As part of the training process for using the software they have you read one of several passages. I chose John F. Kennedy’s inaugural address. I was sorely tempted to read it in a funny John F. Kennedy voice, but the downside was obvious: I would have been obligated to speak in a funny John F. Kennedy voice every time I wanted to dictate something, and my fellow Americans, that is something that this administration cannot condone and will not support.
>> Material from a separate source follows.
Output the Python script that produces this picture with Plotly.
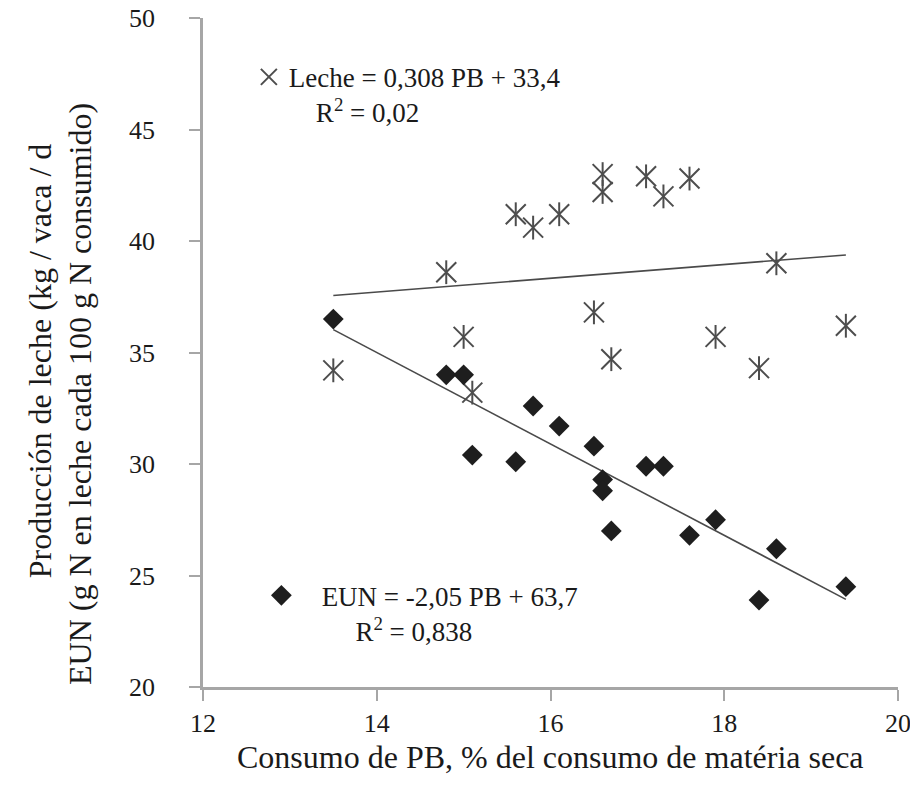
import plotly.graph_objects as go

# Consumo de PB (% de la MS)
pb_leche = [13.5, 14.8, 15.0, 15.1, 15.6, 15.8, 16.1, 16.5, 16.6, 16.6, 16.7, 17.1, 17.3, 17.6, 17.9, 18.4, 18.6, 19.4]
leche = [34.2, 38.6, 35.7, 33.2, 41.2, 40.6, 41.2, 36.8, 43.0, 42.2, 34.7, 42.9, 42.0, 42.8, 35.7, 34.3, 39.0, 36.2]

pb_eun = [13.5, 14.8, 15.0, 15.1, 15.6, 15.8, 16.1, 16.5, 16.6, 16.6, 16.7, 17.1, 17.3, 17.6, 17.9, 18.4, 18.6, 19.4]
eun = [36.5, 34.0, 34.0, 30.4, 30.1, 32.6, 31.7, 30.8, 29.3, 28.8, 27.0, 29.9, 29.9, 26.8, 27.5, 23.9, 26.2, 24.5]

# Ecuaciones de las rectas de tendencia
leche_slope, leche_intercept = 0.308, 33.4
eun_slope, eun_intercept = -2.05, 63.7

x_ticks = [12, 14, 16, 18, 20]
y_ticks = [20, 25, 30, 35, 40, 45, 50]

FONT = "Liberation Serif"
GREY = "#a6a6a6"
TXT = "#1a1a1a"

def trend(xs, m, b):
    lo, hi = min(xs), max(xs)
    return [lo, hi], [m * lo + b, m * hi + b]

fig = go.Figure()

tx, ty = trend(pb_leche, leche_slope, leche_intercept)
fig.add_trace(go.Scatter(x=tx, y=ty, mode="lines", line=dict(color="#4a4a4a", width=1.6),
                         showlegend=False, hoverinfo="skip"))
tx, ty = trend(pb_eun, eun_slope, eun_intercept)
fig.add_trace(go.Scatter(x=tx, y=ty, mode="lines", line=dict(color="#4a4a4a", width=1.6),
                         showlegend=False, hoverinfo="skip"))

# Leche: asterisk = X + vertical bar
fig.add_trace(go.Scatter(x=pb_leche, y=leche, mode="markers",
                         marker=dict(symbol="line-ns-open", size=17, color="#4d4d4d",
                                     line=dict(color="#4d4d4d", width=2)),
                         showlegend=False, hoverinfo="skip"))
fig.add_trace(go.Scatter(x=pb_leche, y=leche, mode="markers",
                         name="Leche = 0,308 PB + 33,4<br>\u00a0\u00a0\u00a0\u00a0R<sup>2</sup> = 0,02",
                         marker=dict(symbol="x-thin-open", size=20, color="#4d4d4d",
                                     line=dict(color="#4d4d4d", width=2)),
                         legend="legend"))

fig.add_trace(go.Scatter(x=pb_eun, y=eun, mode="markers",
                         name="\u00a0\u00a0\u00a0EUN = -2,05 PB + 63,7<br>\u00a0\u00a0\u00a0\u00a0\u00a0\u00a0\u00a0\u00a0R<sup>2</sup> = 0,838",
                         marker=dict(symbol="diamond", size=16, color="#1e1e1e"),
                         legend="legend2"))

axis_common = dict(showline=True, linecolor=GREY, linewidth=2.5, ticks="outside",
                   tickcolor=GREY, tickwidth=2, ticklen=11, showgrid=False, zeroline=False,
                   automargin=False, ticklabeloverflow="allow",
                   tickfont=dict(family=FONT, size=26, color=TXT))

fig.update_layout(
    width=910, height=789,
    margin=dict(l=203, r=12, t=18, b=102),
    paper_bgcolor="white", plot_bgcolor="white",
    font=dict(family=FONT, color=TXT),
    xaxis=dict(range=[12, 20], tickvals=x_ticks, ticklabelstandoff=0, **axis_common),
    yaxis=dict(range=[20, 50], tickvals=y_ticks, ticklabelstandoff=29, **axis_common),
    legend=dict(x=0.066, y=0.948, xanchor="left", yanchor="top", valign="top",
                bgcolor="rgba(0,0,0,0)", font=dict(family=FONT, size=27, color=TXT)),
    legend2=dict(x=0.084, y=0.173, xanchor="left", yanchor="top", valign="top",
                 bgcolor="rgba(0,0,0,0)", font=dict(family=FONT, size=27, color=TXT)),
    annotations=[
        dict(text="Consumo de PB, % del consumo de matéria seca", xref="paper", yref="paper",
             x=0.5, y=-0.1046, xanchor="center", yanchor="middle",
             showarrow=False, font=dict(family=FONT, size=32, color=TXT)),
        dict(text="Producción de leche (kg / vaca / d", xref="paper", yref="paper",
             x=-0.2345, y=0.487, xanchor="center", yanchor="middle", textangle=-90,
             showarrow=False, font=dict(family=FONT, size=32, color=TXT)),
        dict(text="EUN (g N en leche cada 100 g N consumido)", xref="paper", yref="paper",
             x=-0.177, y=0.438, xanchor="center", yanchor="middle", textangle=-90,
             showarrow=False, font=dict(family=FONT, size=32, color=TXT)),
    ],
)

fig.write_html("out.html")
Some observations after using NaturallySpeaking for a few days: Even when dictation is 99.9% correct, you really want it to be 100% correct. I was also surprised to see just how much time I spend in editing, formatting, and fiddling with text, which is to say stuff that voice commands are not so good at. Voice is now good for laying down text in big blocks, but not so good at spatial fiddling. Even when you’re sitting next to a human who understands your words perfectly, it takes a lot of work for them to understand your intent. If you’re telling them how to use a GUI, you quickly end up in tech support hell, saying things like: “Double click on that. Not there… over there, just above that red thing. No, to the left! Farther left! Oh crap, you just launched Visual Studio. Here, give me the mouse.”
Another funny thing is that since the contextual understanding is so good these days, the errors that you do get are harder to spot in a quick proofing pass. In a world of clever machines, be grateful for obvious miss steaks. Ha ha. Just kitten.
A long time ago, when I was using Dragon’s first speech recognizer (disconnected words), I labelled the mistakes it made in my text as “speechos.” I think it’s still appropriate.